§ **Information shown**:
'''

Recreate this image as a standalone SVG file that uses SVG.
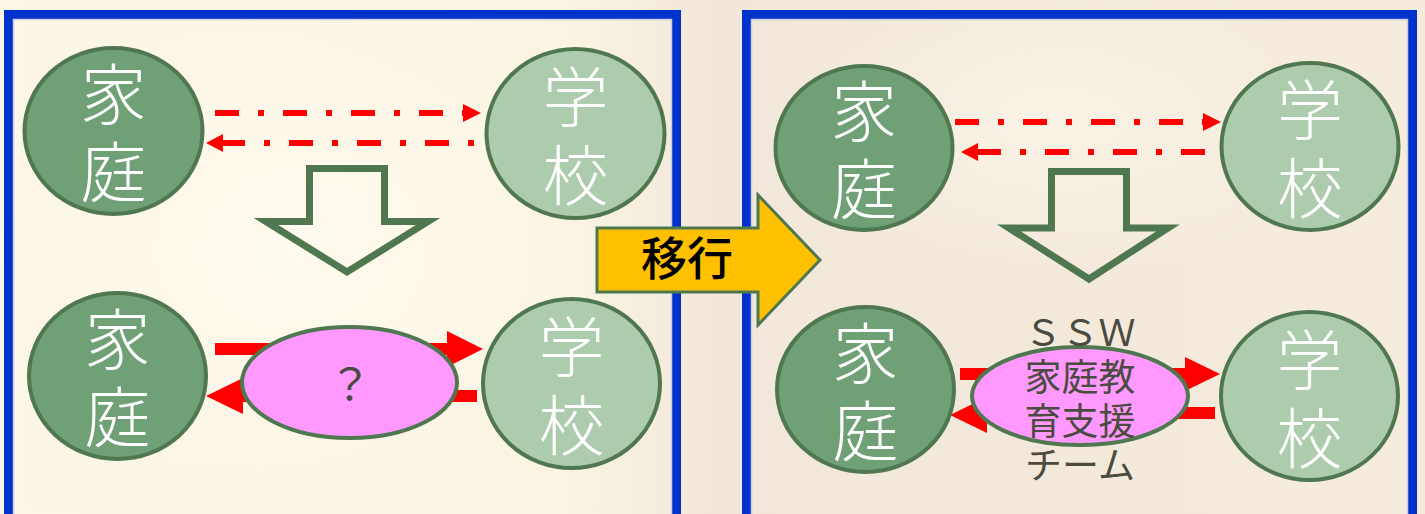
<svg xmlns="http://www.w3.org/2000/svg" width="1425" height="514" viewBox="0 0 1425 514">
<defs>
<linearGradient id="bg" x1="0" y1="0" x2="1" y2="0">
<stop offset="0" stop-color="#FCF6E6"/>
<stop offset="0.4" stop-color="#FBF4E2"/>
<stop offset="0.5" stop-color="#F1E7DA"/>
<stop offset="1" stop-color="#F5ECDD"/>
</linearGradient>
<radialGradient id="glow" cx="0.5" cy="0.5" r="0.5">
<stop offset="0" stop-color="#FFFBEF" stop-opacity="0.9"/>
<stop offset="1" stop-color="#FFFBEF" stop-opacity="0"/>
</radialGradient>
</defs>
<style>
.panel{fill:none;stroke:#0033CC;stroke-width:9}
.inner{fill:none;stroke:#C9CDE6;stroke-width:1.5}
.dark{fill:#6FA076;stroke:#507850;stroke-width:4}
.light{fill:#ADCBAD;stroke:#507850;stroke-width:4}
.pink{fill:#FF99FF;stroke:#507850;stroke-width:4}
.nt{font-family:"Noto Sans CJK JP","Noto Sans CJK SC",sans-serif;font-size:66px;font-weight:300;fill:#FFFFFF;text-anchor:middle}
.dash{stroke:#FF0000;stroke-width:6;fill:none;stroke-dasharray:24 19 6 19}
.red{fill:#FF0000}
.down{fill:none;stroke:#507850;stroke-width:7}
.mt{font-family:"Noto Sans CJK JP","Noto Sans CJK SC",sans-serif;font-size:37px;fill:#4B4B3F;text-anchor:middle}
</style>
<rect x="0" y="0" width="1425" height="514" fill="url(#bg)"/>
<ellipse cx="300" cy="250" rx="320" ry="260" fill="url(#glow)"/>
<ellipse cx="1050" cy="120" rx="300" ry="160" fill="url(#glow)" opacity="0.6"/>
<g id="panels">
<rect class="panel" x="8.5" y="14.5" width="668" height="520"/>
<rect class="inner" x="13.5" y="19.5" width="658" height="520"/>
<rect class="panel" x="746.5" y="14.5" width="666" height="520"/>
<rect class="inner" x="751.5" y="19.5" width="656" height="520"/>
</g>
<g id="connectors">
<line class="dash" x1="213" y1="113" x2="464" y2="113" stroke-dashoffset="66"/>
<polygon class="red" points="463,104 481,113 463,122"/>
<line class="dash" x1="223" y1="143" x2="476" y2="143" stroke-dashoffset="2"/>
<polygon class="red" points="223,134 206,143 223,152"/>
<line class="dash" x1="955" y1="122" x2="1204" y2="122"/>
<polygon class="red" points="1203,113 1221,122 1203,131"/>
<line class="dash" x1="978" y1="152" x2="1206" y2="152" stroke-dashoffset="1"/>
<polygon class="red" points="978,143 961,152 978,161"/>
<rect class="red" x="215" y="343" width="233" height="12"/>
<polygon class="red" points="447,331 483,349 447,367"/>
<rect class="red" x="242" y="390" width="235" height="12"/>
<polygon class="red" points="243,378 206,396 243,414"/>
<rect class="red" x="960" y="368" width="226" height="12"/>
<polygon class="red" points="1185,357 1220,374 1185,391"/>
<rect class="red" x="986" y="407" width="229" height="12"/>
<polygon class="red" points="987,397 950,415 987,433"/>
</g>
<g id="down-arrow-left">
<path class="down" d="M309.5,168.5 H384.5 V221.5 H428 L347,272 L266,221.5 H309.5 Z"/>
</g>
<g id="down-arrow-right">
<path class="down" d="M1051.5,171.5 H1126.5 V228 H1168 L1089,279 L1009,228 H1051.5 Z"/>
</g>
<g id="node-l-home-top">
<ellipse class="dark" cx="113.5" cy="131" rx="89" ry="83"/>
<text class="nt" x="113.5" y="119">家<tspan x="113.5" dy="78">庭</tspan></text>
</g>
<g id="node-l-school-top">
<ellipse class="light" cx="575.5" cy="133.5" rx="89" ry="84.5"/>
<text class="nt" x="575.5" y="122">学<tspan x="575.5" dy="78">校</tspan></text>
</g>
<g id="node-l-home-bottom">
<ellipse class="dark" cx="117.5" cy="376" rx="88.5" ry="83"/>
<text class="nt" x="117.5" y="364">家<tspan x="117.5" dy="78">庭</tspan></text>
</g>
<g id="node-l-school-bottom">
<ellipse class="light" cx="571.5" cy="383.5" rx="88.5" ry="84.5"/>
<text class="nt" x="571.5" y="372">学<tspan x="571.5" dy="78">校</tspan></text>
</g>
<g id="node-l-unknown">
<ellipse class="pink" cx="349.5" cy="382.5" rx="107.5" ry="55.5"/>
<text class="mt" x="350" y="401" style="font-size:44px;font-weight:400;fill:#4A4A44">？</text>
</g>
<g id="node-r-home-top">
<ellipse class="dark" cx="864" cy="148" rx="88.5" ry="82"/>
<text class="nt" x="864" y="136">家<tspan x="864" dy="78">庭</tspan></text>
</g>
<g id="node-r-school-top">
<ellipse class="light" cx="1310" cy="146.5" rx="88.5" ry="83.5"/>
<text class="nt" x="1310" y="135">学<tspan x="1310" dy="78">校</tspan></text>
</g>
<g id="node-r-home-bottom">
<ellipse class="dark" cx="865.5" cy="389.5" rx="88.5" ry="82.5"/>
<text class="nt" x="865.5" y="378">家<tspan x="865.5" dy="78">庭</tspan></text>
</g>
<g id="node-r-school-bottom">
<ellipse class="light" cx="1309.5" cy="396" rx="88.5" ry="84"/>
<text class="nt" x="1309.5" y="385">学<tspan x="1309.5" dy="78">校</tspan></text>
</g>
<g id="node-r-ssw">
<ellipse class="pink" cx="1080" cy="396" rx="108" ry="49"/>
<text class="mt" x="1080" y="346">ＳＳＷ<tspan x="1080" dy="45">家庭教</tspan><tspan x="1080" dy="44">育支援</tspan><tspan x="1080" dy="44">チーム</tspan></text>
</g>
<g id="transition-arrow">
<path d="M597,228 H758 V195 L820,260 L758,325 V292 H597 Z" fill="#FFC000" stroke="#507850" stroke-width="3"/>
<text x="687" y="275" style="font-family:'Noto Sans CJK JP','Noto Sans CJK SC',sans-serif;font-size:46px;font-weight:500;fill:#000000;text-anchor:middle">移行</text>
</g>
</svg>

'''

§ **To do**:
Reproduce each line exactly, please, except for any pictures.

§ **Task answer**:
Recreate this image as a standalone SVG file that uses SVG.
<svg xmlns="http://www.w3.org/2000/svg" width="1425" height="514" viewBox="0 0 1425 514">
<defs>
<linearGradient id="bg" x1="0" y1="0" x2="1" y2="0">
<stop offset="0" stop-color="#FCF6E6"/>
<stop offset="0.4" stop-color="#FBF4E2"/>
<stop offset="0.5" stop-color="#F1E7DA"/>
<stop offset="1" stop-color="#F5ECDD"/>
</linearGradient>
<radialGradient id="glow" cx="0.5" cy="0.5" r="0.5">
<stop offset="0" stop-color="#FFFBEF" stop-opacity="0.9"/>
<stop offset="1" stop-color="#FFFBEF" stop-opacity="0"/>
</radialGradient>
</defs>
<style>
.panel{fill:none;stroke:#0033CC;stroke-width:9}
.inner{fill:none;stroke:#C9CDE6;stroke-width:1.5}
.dark{fill:#6FA076;stroke:#507850;stroke-width:4}
.light{fill:#ADCBAD;stroke:#507850;stroke-width:4}
.pink{fill:#FF99FF;stroke:#507850;stroke-width:4}
.nt{font-family:"Noto Sans CJK JP","Noto Sans CJK SC",sans-serif;font-size:66px;font-weight:300;fill:#FFFFFF;text-anchor:middle}
.dash{stroke:#FF0000;stroke-width:6;fill:none;stroke-dasharray:24 19 6 19}
.red{fill:#FF0000}
.down{fill:none;stroke:#507850;stroke-width:7}
.mt{font-family:"Noto Sans CJK JP","Noto Sans CJK SC",sans-serif;font-size:37px;fill:#4B4B3F;text-anchor:middle}
</style>
<rect x="0" y="0" width="1425" height="514" fill="url(#bg)"/>
<ellipse cx="300" cy="250" rx="320" ry="260" fill="url(#glow)"/>
<ellipse cx="1050" cy="120" rx="300" ry="160" fill="url(#glow)" opacity="0.6"/>
<g id="panels">
<rect class="panel" x="8.5" y="14.5" width="668" height="520"/>
<rect class="inner" x="13.5" y="19.5" width="658" height="520"/>
<rect class="panel" x="746.5" y="14.5" width="666" height="520"/>
<rect class="inner" x="751.5" y="19.5" width="656" height="520"/>
</g>
<g id="connectors">
<line class="dash" x1="213" y1="113" x2="464" y2="113" stroke-dashoffset="66"/>
<polygon class="red" points="463,104 481,113 463,122"/>
<line class="dash" x1="223" y1="143" x2="476" y2="143" stroke-dashoffset="2"/>
<polygon class="red" points="223,134 206,143 223,152"/>
<line class="dash" x1="955" y1="122" x2="1204" y2="122"/>
<polygon class="red" points="1203,113 1221,122 1203,131"/>
<line class="dash" x1="978" y1="152" x2="1206" y2="152" stroke-dashoffset="1"/>
<polygon class="red" points="978,143 961,152 978,161"/>
<rect class="red" x="215" y="343" width="233" height="12"/>
<polygon class="red" points="447,331 483,349 447,367"/>
<rect class="red" x="242" y="390" width="235" height="12"/>
<polygon class="red" points="243,378 206,396 243,414"/>
<rect class="red" x="960" y="368" width="226" height="12"/>
<polygon class="red" points="1185,357 1220,374 1185,391"/>
<rect class="red" x="986" y="407" width="229" height="12"/>
<polygon class="red" points="987,397 950,415 987,433"/>
</g>
<g id="down-arrow-left">
<path class="down" d="M309.5,168.5 H384.5 V221.5 H428 L347,272 L266,221.5 H309.5 Z"/>
</g>
<g id="down-arrow-right">
<path class="down" d="M1051.5,171.5 H1126.5 V228 H1168 L1089,279 L1009,228 H1051.5 Z"/>
</g>
<g id="node-l-home-top">
<ellipse class="dark" cx="113.5" cy="131" rx="89" ry="83"/>
<text class="nt" x="113.5" y="119">家<tspan x="113.5" dy="78">庭</tspan></text>
</g>
<g id="node-l-school-top">
<ellipse class="light" cx="575.5" cy="133.5" rx="89" ry="84.5"/>
<text class="nt" x="575.5" y="122">学<tspan x="575.5" dy="78">校</tspan></text>
</g>
<g id="node-l-home-bottom">
<ellipse class="dark" cx="117.5" cy="376" rx="88.5" ry="83"/>
<text class="nt" x="117.5" y="364">家<tspan x="117.5" dy="78">庭</tspan></text>
</g>
<g id="node-l-school-bottom">
<ellipse class="light" cx="571.5" cy="383.5" rx="88.5" ry="84.5"/>
<text class="nt" x="571.5" y="372">学<tspan x="571.5" dy="78">校</tspan></text>
</g>
<g id="node-l-unknown">
<ellipse class="pink" cx="349.5" cy="382.5" rx="107.5" ry="55.5"/>
<text class="mt" x="350" y="401" style="font-size:44px;font-weight:400;fill:#4A4A44">？</text>
</g>
<g id="node-r-home-top">
<ellipse class="dark" cx="864" cy="148" rx="88.5" ry="82"/>
<text class="nt" x="864" y="136">家<tspan x="864" dy="78">庭</tspan></text>
</g>
<g id="node-r-school-top">
<ellipse class="light" cx="1310" cy="146.5" rx="88.5" ry="83.5"/>
<text class="nt" x="1310" y="135">学<tspan x="1310" dy="78">校</tspan></text>
</g>
<g id="node-r-home-bottom">
<ellipse class="dark" cx="865.5" cy="389.5" rx="88.5" ry="82.5"/>
<text class="nt" x="865.5" y="378">家<tspan x="865.5" dy="78">庭</tspan></text>
</g>
<g id="node-r-school-bottom">
<ellipse class="light" cx="1309.5" cy="396" rx="88.5" ry="84"/>
<text class="nt" x="1309.5" y="385">学<tspan x="1309.5" dy="78">校</tspan></text>
</g>
<g id="node-r-ssw">
<ellipse class="pink" cx="1080" cy="396" rx="108" ry="49"/>
<text class="mt" x="1080" y="346">ＳＳＷ<tspan x="1080" dy="45">家庭教</tspan><tspan x="1080" dy="44">育支援</tspan><tspan x="1080" dy="44">チーム</tspan></text>
</g>
<g id="transition-arrow">
<path d="M597,228 H758 V195 L820,260 L758,325 V292 H597 Z" fill="#FFC000" stroke="#507850" stroke-width="3"/>
<text x="687" y="275" style="font-family:'Noto Sans CJK JP','Noto Sans CJK SC',sans-serif;font-size:46px;font-weight:500;fill:#000000;text-anchor:middle">移行</text>
</g>
</svg>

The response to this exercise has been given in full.